▶ _Task statement_:
Write out, word for word, every line from the first one through the line that holds "let accTicks = [-15, -10, -5, 0, 5];", and nothing else; skip the pictures.

▶ _Given information_:
--

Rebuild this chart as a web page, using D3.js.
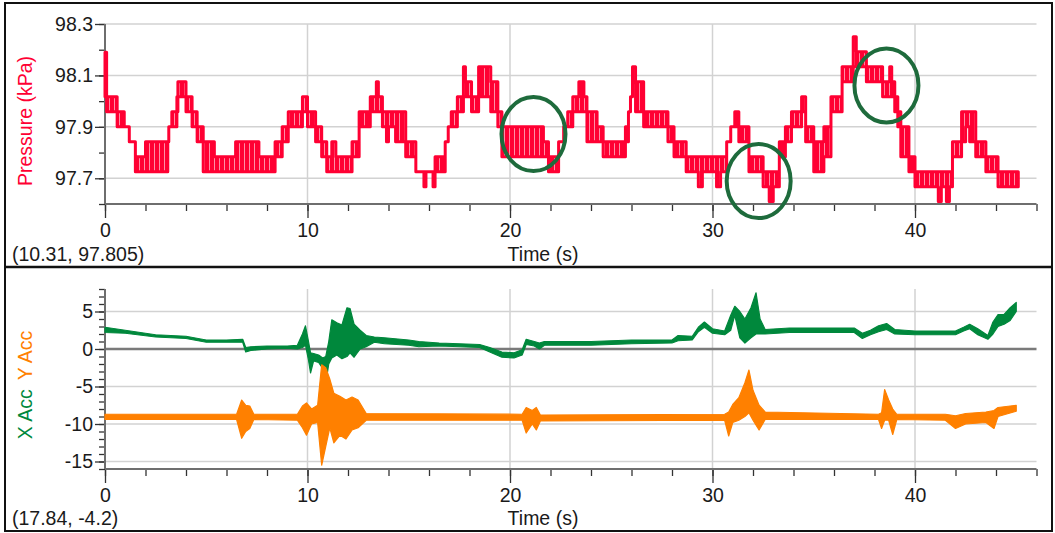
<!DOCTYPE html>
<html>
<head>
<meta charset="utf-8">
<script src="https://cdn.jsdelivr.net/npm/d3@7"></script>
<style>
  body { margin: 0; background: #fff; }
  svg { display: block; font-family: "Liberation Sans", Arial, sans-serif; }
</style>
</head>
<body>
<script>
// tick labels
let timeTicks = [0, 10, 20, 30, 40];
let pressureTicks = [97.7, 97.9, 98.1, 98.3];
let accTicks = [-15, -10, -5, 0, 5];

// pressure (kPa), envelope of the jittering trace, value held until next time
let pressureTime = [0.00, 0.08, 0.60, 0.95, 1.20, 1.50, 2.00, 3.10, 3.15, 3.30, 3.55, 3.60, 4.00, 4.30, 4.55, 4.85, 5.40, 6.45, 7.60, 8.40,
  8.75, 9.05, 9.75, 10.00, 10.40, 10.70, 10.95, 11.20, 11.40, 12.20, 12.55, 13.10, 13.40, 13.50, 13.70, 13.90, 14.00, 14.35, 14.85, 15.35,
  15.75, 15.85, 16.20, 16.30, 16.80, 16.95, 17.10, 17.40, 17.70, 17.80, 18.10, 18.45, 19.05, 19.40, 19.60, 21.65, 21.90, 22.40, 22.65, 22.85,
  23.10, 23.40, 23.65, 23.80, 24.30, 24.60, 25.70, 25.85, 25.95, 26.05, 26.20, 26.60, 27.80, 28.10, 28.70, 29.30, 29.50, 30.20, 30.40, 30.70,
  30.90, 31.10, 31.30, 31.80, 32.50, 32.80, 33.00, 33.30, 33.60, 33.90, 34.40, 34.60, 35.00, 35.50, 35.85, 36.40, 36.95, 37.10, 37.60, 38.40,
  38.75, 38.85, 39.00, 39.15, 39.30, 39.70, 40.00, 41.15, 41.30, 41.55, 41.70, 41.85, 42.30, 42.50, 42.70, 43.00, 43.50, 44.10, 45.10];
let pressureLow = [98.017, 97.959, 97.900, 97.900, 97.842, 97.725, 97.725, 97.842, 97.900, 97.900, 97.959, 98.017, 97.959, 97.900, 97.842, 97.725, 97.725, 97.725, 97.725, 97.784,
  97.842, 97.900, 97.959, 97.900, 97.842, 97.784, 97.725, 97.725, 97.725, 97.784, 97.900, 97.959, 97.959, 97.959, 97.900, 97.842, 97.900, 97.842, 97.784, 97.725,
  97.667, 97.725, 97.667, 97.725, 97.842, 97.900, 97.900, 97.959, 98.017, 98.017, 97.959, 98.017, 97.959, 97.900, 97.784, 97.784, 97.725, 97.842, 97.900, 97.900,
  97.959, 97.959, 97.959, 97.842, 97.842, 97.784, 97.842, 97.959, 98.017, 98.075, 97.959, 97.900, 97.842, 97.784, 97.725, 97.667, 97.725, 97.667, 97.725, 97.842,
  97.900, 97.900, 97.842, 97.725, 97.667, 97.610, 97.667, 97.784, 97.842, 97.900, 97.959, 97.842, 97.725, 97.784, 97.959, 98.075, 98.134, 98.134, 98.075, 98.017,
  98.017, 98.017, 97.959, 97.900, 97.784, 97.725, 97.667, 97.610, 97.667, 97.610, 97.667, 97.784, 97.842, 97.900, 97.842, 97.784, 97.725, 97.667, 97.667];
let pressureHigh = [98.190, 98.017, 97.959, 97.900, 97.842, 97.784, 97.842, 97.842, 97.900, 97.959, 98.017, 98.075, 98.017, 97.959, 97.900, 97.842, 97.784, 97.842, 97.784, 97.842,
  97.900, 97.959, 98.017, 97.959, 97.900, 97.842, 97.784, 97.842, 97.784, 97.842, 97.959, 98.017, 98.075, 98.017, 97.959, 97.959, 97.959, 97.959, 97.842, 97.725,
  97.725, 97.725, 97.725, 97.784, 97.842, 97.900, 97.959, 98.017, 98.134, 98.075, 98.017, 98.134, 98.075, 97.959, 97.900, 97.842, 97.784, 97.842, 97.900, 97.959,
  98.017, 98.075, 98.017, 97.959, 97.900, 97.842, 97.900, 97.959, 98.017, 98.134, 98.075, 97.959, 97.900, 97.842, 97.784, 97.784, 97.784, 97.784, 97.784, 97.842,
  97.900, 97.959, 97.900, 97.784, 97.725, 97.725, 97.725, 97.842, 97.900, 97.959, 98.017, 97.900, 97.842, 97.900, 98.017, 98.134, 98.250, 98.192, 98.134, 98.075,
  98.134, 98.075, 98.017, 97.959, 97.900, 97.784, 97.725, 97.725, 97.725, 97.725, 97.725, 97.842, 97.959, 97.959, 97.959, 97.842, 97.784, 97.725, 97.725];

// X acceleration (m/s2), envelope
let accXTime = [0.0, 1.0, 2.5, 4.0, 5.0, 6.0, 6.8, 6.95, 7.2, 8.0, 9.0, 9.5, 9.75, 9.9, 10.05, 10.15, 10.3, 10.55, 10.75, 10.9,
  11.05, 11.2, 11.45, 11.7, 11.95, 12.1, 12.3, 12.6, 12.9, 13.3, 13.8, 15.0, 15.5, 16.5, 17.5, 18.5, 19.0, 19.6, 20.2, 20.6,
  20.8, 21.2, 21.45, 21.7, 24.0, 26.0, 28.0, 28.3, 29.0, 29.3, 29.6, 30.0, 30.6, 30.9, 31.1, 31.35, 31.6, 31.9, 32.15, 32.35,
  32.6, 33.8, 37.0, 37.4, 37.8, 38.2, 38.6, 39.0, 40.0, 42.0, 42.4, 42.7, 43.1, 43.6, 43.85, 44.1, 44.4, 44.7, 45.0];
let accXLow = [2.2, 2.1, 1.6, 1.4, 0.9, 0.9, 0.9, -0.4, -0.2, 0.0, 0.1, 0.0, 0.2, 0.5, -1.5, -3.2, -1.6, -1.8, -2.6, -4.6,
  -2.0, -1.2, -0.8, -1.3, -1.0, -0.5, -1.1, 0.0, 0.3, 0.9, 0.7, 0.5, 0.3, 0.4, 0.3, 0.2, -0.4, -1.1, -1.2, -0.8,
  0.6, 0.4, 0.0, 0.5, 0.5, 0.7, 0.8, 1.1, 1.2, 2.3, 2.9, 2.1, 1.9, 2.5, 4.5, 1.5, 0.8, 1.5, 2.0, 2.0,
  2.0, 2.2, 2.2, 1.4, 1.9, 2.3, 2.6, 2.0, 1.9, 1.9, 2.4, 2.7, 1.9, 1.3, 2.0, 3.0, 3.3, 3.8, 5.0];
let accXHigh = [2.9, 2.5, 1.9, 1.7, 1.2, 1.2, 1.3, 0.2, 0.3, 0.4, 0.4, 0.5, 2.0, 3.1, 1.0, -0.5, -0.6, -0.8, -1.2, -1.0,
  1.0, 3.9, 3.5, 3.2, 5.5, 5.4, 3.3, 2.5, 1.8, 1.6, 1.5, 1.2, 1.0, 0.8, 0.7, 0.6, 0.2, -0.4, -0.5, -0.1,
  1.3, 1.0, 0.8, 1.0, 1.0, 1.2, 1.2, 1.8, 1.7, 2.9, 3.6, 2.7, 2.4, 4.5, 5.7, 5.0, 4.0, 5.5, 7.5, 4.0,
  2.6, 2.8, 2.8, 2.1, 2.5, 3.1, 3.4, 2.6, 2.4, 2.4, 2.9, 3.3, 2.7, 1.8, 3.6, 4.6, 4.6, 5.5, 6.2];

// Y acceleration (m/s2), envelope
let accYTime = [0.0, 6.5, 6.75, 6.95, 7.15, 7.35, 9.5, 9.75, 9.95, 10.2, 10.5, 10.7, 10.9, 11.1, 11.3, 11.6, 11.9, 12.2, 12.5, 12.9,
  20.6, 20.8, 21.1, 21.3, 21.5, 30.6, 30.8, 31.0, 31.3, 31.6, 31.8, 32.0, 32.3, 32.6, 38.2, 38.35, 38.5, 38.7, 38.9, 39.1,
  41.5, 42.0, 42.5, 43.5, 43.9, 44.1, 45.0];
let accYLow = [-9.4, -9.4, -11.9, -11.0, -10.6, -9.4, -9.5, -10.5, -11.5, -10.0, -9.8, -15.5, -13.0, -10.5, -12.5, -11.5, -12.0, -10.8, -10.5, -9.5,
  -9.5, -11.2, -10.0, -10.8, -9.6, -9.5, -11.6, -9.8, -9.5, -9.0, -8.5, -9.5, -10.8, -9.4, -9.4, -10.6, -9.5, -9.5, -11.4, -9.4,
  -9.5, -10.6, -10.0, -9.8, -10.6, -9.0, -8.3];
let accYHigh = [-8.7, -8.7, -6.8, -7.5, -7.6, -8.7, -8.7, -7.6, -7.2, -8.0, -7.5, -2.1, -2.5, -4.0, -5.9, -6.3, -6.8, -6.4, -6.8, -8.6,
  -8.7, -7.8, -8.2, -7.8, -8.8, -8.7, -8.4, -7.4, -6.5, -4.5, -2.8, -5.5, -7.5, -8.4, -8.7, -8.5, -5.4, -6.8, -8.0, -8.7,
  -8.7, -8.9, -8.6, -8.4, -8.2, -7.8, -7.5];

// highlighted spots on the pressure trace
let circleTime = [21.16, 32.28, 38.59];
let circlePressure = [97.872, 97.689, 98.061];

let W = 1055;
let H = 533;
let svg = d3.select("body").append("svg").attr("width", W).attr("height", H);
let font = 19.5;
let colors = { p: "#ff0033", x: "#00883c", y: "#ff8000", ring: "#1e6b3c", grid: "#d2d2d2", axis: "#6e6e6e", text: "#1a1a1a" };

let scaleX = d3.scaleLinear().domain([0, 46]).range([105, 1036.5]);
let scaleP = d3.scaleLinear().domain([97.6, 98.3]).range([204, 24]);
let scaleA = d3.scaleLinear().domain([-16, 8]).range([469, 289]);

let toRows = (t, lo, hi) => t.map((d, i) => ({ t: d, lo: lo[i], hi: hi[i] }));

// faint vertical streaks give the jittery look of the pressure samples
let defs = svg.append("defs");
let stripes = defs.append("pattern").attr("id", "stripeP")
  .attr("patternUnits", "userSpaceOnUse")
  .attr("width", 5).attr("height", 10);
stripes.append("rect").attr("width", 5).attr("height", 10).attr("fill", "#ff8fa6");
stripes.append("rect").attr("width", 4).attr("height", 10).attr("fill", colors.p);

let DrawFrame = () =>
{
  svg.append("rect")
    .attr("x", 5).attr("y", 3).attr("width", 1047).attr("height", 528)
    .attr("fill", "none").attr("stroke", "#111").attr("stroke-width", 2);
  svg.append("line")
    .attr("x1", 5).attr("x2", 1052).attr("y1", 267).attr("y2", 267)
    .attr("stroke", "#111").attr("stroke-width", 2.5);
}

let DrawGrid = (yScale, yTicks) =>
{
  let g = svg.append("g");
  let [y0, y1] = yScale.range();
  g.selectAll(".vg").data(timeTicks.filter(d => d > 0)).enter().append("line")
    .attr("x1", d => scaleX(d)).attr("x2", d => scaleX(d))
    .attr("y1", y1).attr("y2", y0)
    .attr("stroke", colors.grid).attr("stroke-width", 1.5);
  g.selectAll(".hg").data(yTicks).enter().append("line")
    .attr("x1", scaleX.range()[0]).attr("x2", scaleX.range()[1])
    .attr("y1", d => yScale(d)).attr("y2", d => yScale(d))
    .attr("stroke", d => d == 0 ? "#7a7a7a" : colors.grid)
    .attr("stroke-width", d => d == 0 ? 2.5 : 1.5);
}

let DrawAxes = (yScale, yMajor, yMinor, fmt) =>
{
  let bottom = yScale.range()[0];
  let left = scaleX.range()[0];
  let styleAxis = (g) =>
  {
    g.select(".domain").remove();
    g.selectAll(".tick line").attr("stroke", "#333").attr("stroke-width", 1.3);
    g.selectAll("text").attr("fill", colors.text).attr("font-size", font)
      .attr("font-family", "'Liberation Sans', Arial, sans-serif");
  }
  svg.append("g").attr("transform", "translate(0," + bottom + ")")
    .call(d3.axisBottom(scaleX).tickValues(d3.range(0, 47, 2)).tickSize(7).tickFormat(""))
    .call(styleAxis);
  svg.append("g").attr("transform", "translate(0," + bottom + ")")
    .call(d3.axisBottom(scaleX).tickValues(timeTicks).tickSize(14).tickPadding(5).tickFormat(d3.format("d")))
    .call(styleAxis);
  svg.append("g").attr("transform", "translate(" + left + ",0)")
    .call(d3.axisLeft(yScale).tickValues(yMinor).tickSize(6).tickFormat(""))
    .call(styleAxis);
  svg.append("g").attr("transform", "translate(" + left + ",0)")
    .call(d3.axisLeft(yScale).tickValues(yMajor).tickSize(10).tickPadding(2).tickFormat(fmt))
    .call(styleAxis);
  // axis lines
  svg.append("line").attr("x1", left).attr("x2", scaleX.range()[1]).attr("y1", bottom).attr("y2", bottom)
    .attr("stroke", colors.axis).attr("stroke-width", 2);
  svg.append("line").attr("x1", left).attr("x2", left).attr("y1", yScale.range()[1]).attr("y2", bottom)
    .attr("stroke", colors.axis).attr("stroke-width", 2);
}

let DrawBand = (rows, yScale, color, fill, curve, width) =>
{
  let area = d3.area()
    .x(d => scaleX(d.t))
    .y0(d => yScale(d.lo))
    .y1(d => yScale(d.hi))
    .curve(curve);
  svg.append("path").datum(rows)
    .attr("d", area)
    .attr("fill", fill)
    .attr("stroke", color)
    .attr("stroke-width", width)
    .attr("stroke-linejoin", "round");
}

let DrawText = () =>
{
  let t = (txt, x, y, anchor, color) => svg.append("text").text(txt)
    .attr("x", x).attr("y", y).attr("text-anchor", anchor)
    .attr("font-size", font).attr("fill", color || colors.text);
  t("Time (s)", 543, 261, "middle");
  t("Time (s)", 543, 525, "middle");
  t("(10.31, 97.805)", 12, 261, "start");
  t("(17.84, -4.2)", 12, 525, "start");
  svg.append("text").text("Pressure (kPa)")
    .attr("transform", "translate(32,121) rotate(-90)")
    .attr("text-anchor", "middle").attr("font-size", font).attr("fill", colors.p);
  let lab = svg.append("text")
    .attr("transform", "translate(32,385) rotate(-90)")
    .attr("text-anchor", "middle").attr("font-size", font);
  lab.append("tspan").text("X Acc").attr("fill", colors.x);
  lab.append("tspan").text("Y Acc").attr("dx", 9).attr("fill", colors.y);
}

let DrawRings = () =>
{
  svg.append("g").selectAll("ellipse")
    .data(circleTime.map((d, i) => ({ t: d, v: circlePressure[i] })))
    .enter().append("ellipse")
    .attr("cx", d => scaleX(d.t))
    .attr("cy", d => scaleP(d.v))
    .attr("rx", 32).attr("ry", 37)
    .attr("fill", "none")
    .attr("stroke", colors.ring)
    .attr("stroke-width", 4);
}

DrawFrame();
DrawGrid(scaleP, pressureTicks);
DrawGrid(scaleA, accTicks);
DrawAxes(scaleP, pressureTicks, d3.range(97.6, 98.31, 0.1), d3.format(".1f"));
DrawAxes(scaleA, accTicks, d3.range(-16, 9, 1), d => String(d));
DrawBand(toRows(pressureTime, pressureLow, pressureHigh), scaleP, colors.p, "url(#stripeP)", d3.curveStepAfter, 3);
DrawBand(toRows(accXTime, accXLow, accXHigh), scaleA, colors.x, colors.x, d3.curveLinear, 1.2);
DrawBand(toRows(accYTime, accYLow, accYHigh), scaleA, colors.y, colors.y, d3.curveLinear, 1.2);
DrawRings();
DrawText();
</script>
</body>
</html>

--

▶ _Task output_:
Rebuild this chart as a web page, using D3.js.
<!DOCTYPE html>
<html>
<head>
<meta charset="utf-8">
<script src="https://cdn.jsdelivr.net/npm/d3@7"></script>
<style>
  body { margin: 0; background: #fff; }
  svg { display: block; font-family: "Liberation Sans", Arial, sans-serif; }
</style>
</head>
<body>
<script>
// tick labels
let timeTicks = [0, 10, 20, 30, 40];
let pressureTicks = [97.7, 97.9, 98.1, 98.3];
let accTicks = [-15, -10, -5, 0, 5];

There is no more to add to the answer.